TASK TO CARRY OUT = Starting with the first line below, extract each line through the one that contains "var plus4Pts = [[1.29, -7.0], [2.28, -12.6], [4.39, -23.8]];", inclusive, excluding pictures.

DATA SECTION =
━━━━━━
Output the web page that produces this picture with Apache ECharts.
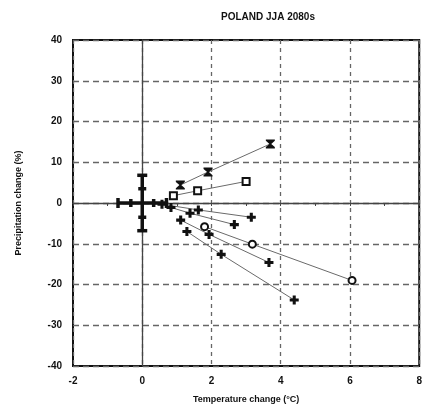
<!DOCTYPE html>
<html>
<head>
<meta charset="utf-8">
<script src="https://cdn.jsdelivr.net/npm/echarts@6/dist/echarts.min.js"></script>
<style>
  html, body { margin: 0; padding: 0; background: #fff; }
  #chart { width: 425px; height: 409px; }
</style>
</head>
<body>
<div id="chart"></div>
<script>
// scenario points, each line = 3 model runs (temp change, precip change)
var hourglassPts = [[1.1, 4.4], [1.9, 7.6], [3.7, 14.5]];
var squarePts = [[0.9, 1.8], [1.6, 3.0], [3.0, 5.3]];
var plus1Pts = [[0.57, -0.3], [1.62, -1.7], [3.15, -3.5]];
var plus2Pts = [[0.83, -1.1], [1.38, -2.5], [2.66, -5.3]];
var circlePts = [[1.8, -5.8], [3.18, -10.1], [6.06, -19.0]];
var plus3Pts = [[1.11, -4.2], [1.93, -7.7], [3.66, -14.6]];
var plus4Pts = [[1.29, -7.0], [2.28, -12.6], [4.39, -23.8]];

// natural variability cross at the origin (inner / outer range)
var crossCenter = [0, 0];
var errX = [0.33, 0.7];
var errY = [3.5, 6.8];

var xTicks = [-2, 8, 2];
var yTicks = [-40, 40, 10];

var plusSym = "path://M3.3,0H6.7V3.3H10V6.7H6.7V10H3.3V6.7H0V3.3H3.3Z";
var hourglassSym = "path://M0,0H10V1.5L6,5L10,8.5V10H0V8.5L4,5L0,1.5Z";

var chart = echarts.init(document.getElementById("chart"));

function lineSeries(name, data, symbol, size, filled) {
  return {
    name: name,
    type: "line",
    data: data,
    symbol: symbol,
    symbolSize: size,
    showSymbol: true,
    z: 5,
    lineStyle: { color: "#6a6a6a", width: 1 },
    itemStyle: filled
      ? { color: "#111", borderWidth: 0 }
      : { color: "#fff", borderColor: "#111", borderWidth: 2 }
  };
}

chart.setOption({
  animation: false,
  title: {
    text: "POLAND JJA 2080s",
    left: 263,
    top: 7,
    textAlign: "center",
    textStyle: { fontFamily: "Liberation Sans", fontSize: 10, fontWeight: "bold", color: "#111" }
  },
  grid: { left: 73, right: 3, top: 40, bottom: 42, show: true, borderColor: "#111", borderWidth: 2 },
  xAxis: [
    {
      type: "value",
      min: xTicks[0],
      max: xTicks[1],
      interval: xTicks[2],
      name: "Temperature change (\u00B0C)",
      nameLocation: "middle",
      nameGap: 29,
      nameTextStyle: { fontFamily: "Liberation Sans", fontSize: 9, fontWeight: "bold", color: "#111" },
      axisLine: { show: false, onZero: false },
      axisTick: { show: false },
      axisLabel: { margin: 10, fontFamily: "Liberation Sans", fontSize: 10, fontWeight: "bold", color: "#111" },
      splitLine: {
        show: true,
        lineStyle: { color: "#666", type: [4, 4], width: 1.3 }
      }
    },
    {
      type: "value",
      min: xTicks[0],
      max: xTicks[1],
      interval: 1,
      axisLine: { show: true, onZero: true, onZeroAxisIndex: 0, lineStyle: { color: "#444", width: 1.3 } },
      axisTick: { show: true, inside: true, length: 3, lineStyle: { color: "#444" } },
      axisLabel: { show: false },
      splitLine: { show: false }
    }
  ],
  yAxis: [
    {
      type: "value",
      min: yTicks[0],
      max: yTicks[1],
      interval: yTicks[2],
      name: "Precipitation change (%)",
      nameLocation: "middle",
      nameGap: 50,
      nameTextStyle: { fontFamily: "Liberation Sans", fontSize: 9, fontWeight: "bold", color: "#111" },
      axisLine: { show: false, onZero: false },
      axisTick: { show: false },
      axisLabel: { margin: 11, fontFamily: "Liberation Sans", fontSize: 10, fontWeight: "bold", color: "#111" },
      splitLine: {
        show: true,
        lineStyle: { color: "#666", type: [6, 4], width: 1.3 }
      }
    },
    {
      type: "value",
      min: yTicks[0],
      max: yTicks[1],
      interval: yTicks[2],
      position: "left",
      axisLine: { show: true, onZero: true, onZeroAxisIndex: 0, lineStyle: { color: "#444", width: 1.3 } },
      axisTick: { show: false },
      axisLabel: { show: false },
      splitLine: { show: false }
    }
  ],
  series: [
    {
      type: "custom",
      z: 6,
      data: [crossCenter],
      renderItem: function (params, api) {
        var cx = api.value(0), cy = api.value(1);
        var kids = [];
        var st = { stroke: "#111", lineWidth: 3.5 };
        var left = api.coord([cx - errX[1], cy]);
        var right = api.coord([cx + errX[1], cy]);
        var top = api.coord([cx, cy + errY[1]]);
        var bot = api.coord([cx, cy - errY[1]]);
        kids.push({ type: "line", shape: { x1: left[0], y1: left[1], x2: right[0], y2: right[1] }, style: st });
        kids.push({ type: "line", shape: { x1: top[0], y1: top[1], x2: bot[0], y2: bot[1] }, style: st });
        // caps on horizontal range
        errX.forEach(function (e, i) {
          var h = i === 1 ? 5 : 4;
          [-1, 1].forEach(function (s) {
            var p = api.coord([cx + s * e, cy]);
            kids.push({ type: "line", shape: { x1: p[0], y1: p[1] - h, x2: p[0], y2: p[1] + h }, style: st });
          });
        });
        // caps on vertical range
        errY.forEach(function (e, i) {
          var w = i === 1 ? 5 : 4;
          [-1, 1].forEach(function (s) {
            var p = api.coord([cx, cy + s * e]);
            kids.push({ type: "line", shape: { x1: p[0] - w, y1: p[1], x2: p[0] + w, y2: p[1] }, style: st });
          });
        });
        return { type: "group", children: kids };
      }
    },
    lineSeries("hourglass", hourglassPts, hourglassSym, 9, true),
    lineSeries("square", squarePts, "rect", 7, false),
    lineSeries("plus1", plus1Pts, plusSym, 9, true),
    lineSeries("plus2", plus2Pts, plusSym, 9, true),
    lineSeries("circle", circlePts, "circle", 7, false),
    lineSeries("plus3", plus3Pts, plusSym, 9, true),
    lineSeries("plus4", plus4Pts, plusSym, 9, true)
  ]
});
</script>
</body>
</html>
━━━━━━
OUTPUT OF THE TASK =
Output the web page that produces this picture with Apache ECharts.
<!DOCTYPE html>
<html>
<head>
<meta charset="utf-8">
<script src="https://cdn.jsdelivr.net/npm/echarts@6/dist/echarts.min.js"></script>
<style>
  html, body { margin: 0; padding: 0; background: #fff; }
  #chart { width: 425px; height: 409px; }
</style>
</head>
<body>
<div id="chart"></div>
<script>
// scenario points, each line = 3 model runs (temp change, precip change)
var hourglassPts = [[1.1, 4.4], [1.9, 7.6], [3.7, 14.5]];
var squarePts = [[0.9, 1.8], [1.6, 3.0], [3.0, 5.3]];
var plus1Pts = [[0.57, -0.3], [1.62, -1.7], [3.15, -3.5]];
var plus2Pts = [[0.83, -1.1], [1.38, -2.5], [2.66, -5.3]];
var circlePts = [[1.8, -5.8], [3.18, -10.1], [6.06, -19.0]];
var plus3Pts = [[1.11, -4.2], [1.93, -7.7], [3.66, -14.6]];
var plus4Pts = [[1.29, -7.0], [2.28, -12.6], [4.39, -23.8]];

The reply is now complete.